This RFC proposes accepting literals in attributes by defining the grammar of attributes as:

attr : '#' '!'? '[' meta_item ']' ;

meta_item : IDENT ( '=' LIT | '(' meta_item_inner? ')' )? ;

meta_item_inner : (meta_item | LIT) (',' meta_item_inner)? ;

Note that LIT is a valid Rust literal and IDENT is a valid Rust identifier. The following attributes, among others, would be accepted by this grammar:

#[attr(ident, 100, true, "true", ident = 100, ident = "hello", ident(100))]
#[attr(enabled = true)]
#[repr(C, align = 4)]
#[repr(C, align(4))]


At present, literals are only accepted as the value of a key-value pair in attributes. What’s more, only string literals are accepted. This means that literals can only appear in forms of #[attr(name = "value")] or #[attr = "value"].

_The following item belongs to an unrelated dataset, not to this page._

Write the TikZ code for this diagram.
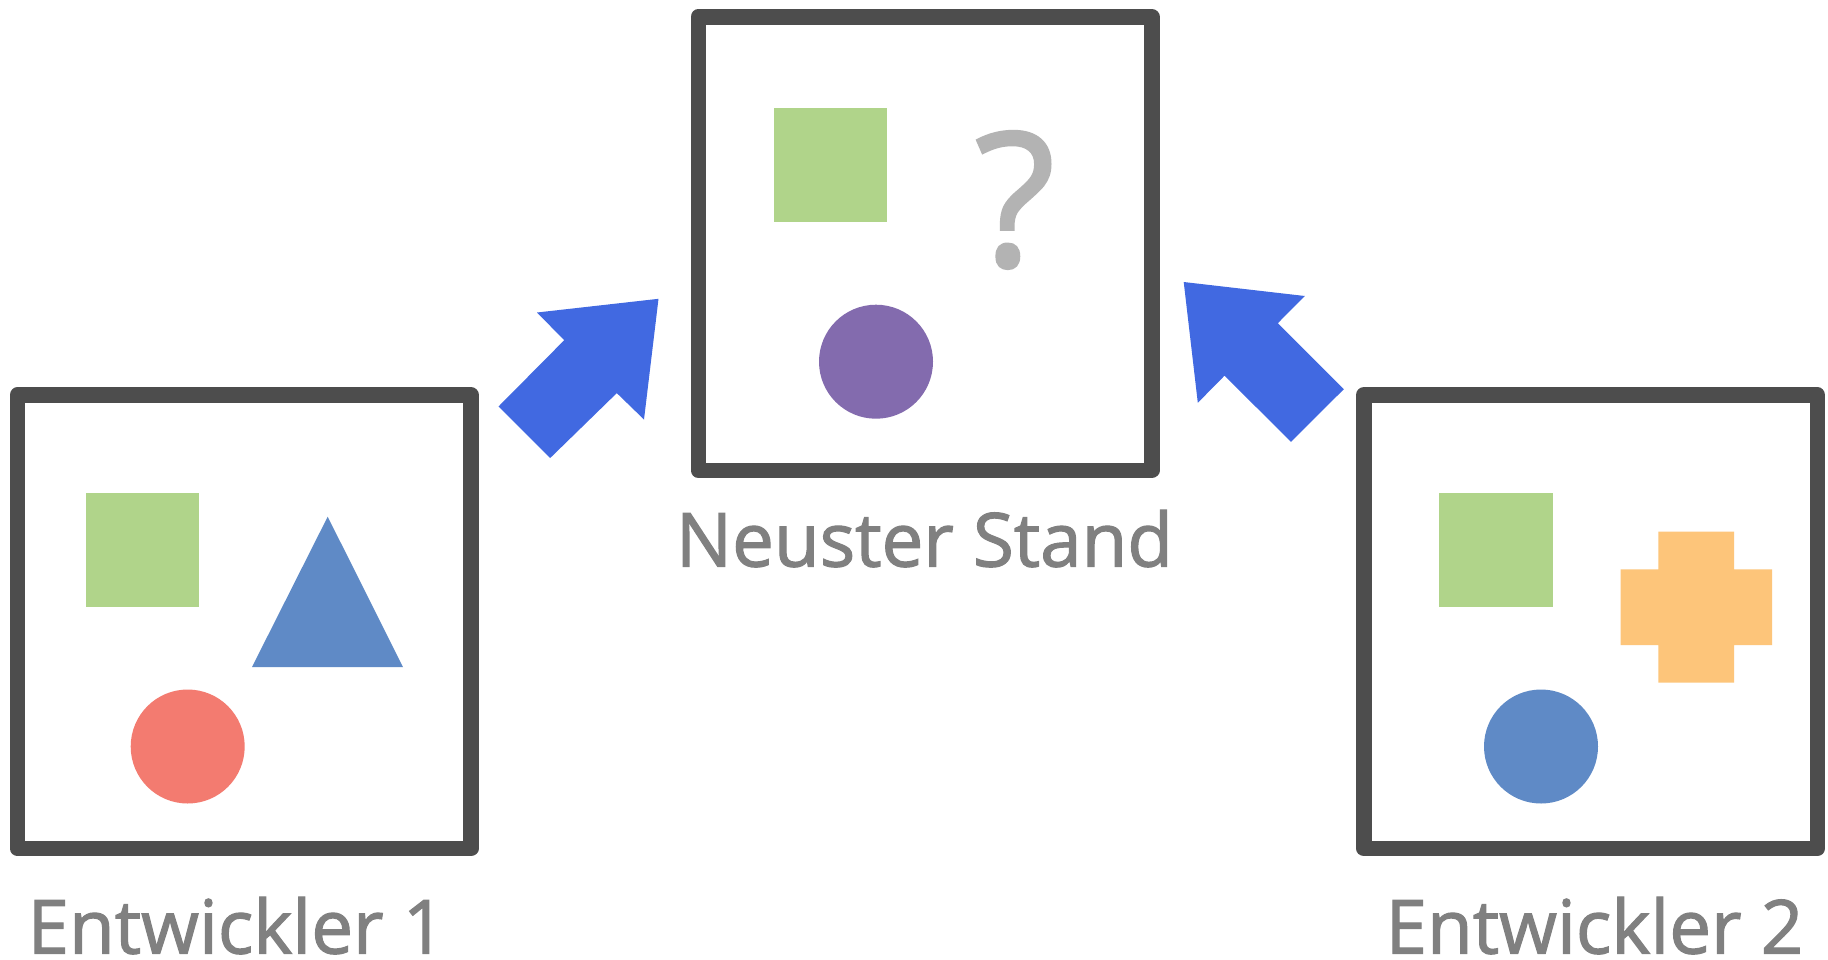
\documentclass[tikz,border=0pt]{standalone}
\usepackage{fontspec}
\setmainfont{Open Sans}
\newfontfamily\lblfont{Open Sans}[FakeBold=1.6]
\definecolor{boxgray}{HTML}{4D4D4D}
\definecolor{labelgray}{HTML}{808080}
\definecolor{qgray}{HTML}{B3B3B3}
\definecolor{sqgreen}{HTML}{B0D48A}
\definecolor{triblue}{HTML}{5F8AC6}
\definecolor{circred}{HTML}{F37B70}
\definecolor{circpurple}{HTML}{836BAE}
\definecolor{crossorange}{HTML}{FDC57A}
\definecolor{arrowblue}{HTML}{4169E1}
\begin{document}
\begin{tikzpicture}[x=1pt,y=-1pt,
  box/.style={draw=boxgray, line width=15.5pt, line join=round,
    minimum width=453.5pt, minimum height=453.5pt, inner sep=0pt, fill=white},
  lbl/.style={text=labelgray, font=\lblfont\fontsize{74.5}{90}\selectfont, inner sep=0pt, anchor=base},
  bigarrow/.style={fill=arrowblue}]
\useasboundingbox (0,0) rectangle (1828,959);
% boxes
\node[box] (dev1) at (244.25,621.75) {};
\node[box] (latest) at (925,243.5) {};
\node[box] (dev2) at (1590.5,621.75) {};
% labels
\node[lbl] (l1) at (236.5,953.5) {Entwickler 1};
\node[lbl] (l2) at (924.5,566.5) {Neuster Stand};
\node[lbl] (l3) at (1594.5,953.5) {Entwickler 2};
% developer 1 content
\fill[sqgreen] (86,493) rectangle (199,607);
\fill[triblue] (327.7,516.7) -- (403,667) -- (252,667) -- cycle;
\fill[circred] (187.7,746.5) circle[radius=57pt];
% latest content
\fill[sqgreen] (774,108) rectangle (887,221.5);
\fill[circpurple] (876,361.7) circle[radius=57pt];
\node[text=qgray, font=\lblfont\fontsize{186}{200}\selectfont, inner sep=0pt, anchor=base] (q) at (1015,266) {?};
% developer 2 content
\fill[sqgreen] (1439,493.3) rectangle (1552.7,607);
\fill[crossorange] (1658.3,531.7) -- (1734,531.7) -- (1734,569.3) -- (1772,569.3) -- (1772,645)
  -- (1734,645) -- (1734,682.7) -- (1658.3,682.7) -- (1658.3,645) -- (1620.7,645)
  -- (1620.7,569.3) -- (1658.3,569.3) -- cycle;
\fill[triblue] (1541,746.5) circle[radius=57pt];
% arrows
\fill[bigarrow] (658.5,298.8) -- (537,312.5) -- (564.2,340.2) -- (498.5,406.5) -- (550.2,458)
  -- (616.8,393.1) -- (644,419.5) -- cycle;
\fill[bigarrow] (1183.7,282) -- (1304.8,296) -- (1277.8,323.2) -- (1343.8,389.2) -- (1291,441.8)
  -- (1224.5,375.7) -- (1197.8,402.8) -- cycle;
\end{tikzpicture}
\end{document}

This forces non-string literal values to be awkwardly stringified. For example, while it is clear that something like alignment should be an integer value, the following are disallowed: #[align(4)], #[align = 4]. Instead, we must use something akin to #[align = "4"]. Even #[align("4")] and #[name("name")] are disallowed, forcing key-value pairs or identifiers to be used instead: #[align(size = "4")] or #[name(name)].

In short, the current design forces users to use values of a single type, and thus occasionally the wrong type, in attributes.

Cleaner Attributes

Implementation of this RFC can clean up the following attributes in the standard library:

  • #![recursion_limit = "64"] => #![recursion_limit = 64] or #![recursion_limit(64)]
  • #[cfg(all(unix, target_pointer_width = "32"))] => #[cfg(all(unix, target_pointer_width = 32))]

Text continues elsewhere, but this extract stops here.